La prochaine saison, le Théâtre d’Esch-sur-Alzette garde sa philosophie, entre «comédies légères», théâtre plus savant et coopération avec ses pairs du Luxembourg. C’est ce qu’a défendu mardi son directeur, Charles Muller.
Avec ses 31 147 spectateurs enregistrés l’année dernière –un chiffre conforme «à la normale»– le Théâtre d’Esch garde le rythme et se projette déjà sur la prochaine saison avec, à l’horizon, l’année culturelle 2022.
Comme dans les familles où les repas dominicaux dérapent entre le digestif et le café, les assises culturelles, le week-end dernier, n’ont pas épargné celle du théâtre luxembourgeois. L’un de ses vétérans, Charles Muller, directeur du théâtre d’Esch-sur-Alzette, pointé du doigt pour une programmation «sans idée aucune» et préférant privilégier l’étranger que la richesse nationale, a tenu à répondre mardi, lors de la présentation de la prochaine saison.
«Si on voudrait insinuer qu’un directeur de théâtre, en fin de carrière, est devenu commode, lassé, fatigué, quasiment avec les deux jambes dans la tombe, je peux rassurer la personne qui s’inquiète sur mon avenir artistique : je suis bien vivant et j’aime mon travail!», lâche-t-il les lèvres serrées, toute rage contenue. Un constat qui s’applique aussi à «son» établissement, vaillant depuis plus de 50 ans d’existence, et qui emploie 47 personnes, «ce qui est admirable pour une si petite ville», poursuit-il, plus léger.
«La première invitation du TOL»
Quelques chiffres étayent cette réponse mordante, avec les 31 147 spectateurs enregistrés l’année dernière, dont près de 8 000 jeunes, grâce à une programmation répondant aux demandes d’un public hétérogène, «émancipé» comme novice. Charles Muller poursuit : «Il en faut pour tous les goûts et les couleurs! Si on met à l’affiche des comédies légères – souvent à guichets fermés d’ailleurs –, c’est pour répondre à une demande populaire. En même temps, elles nous permettent de programmer des pièces de Samuel Beckett, Dennis Kelly, George Tabori et Chris Thorpe.»
Mieux, avec 69 spectacles étalés sur 102 soirées et matinées en 2016/2017, le Théâtre d’Esch maximise les coproductions nationales, philosophie nécessaire en ces temps de contraintes budgétaires, et simplement essentielle au vue de l’étroitesse du pays (voir ci-dessous), avec notamment «la première invitation du TOL» avec Les Lois de la gravité. Une création, Mood(s), célébrera même le «retour» de la chorégraphe Anu Sistonen. Dans la même idée, avec Bilder deiner großen Liebe, théâtre d’objets de Milla Trausch, le Théâtre d’Esch-sur-Alzette dit «encourager» un jeune musicien du cru, le «talentueux» percussionniste Luc Hemmer.
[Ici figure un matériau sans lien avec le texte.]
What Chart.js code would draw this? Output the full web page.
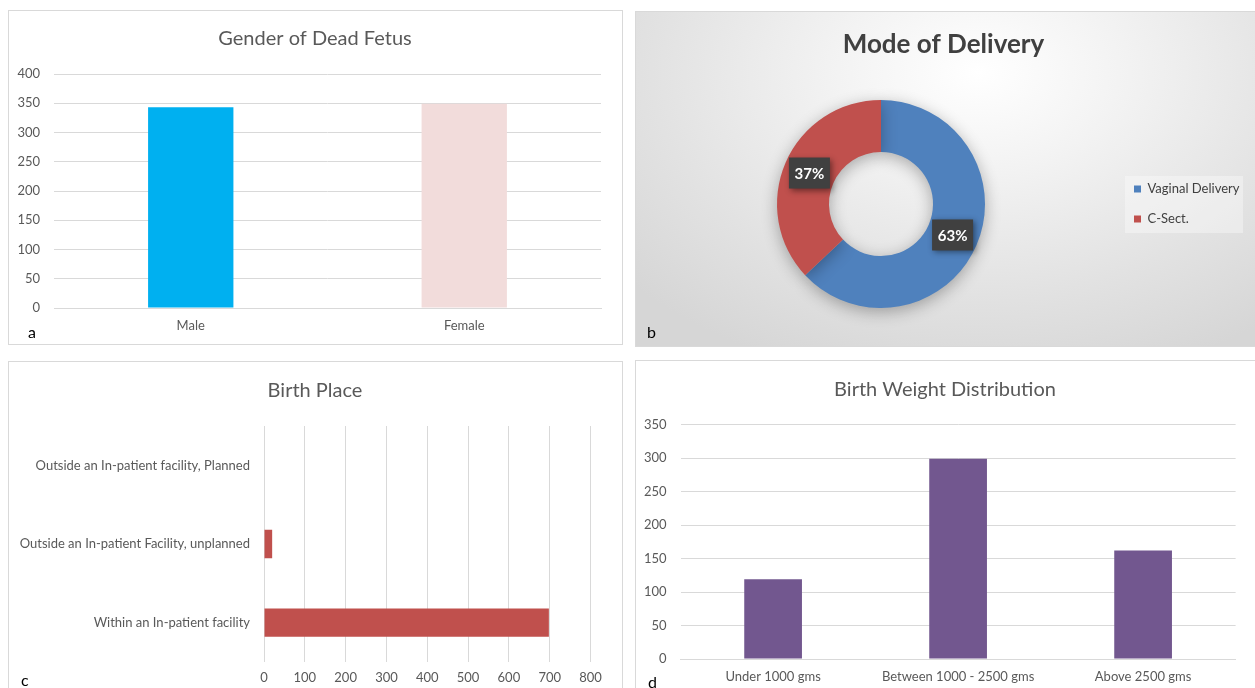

Bien sûr, il y a aura des invités d’ici et d’ailleurs – comme Patrice Thibaud (Franito), le «grand cabarettiste politique allemand du moment, au ton acide et grave», Jochen Malmsheimer et encore Philippe Caubère, «pilier du théâtre du Soleil et grand comédien» (Bac 68) – mais cette programmation fait aussi dans la récidive. On retrouvera ainsi les clowns russes de Semianyki, on célébrera la mémoire de Guy Wagner un an après sa disparition (17 mai 2017) et le Radu Stanca de Sibiu, fidèle compagnon depuis 2007, sera doublement à l’honneur (Les Voyages de Gulliver et Die Goldberg-Variationen).
Charles Muller envisage même de remontrer les Métamorphoses d’Ovide, «toujours joué en Roumanie», dont la mise en scène de Silviu Purcarete a été un franc succès il y a maintenant dix ans. «Je veux montrer la durabilité d’un tel projet.» Un moyen aussi de rappeler qu’en 2022, l’histoire se répète et qu’on remet ça avec un partenaire lituanien (Kaunas).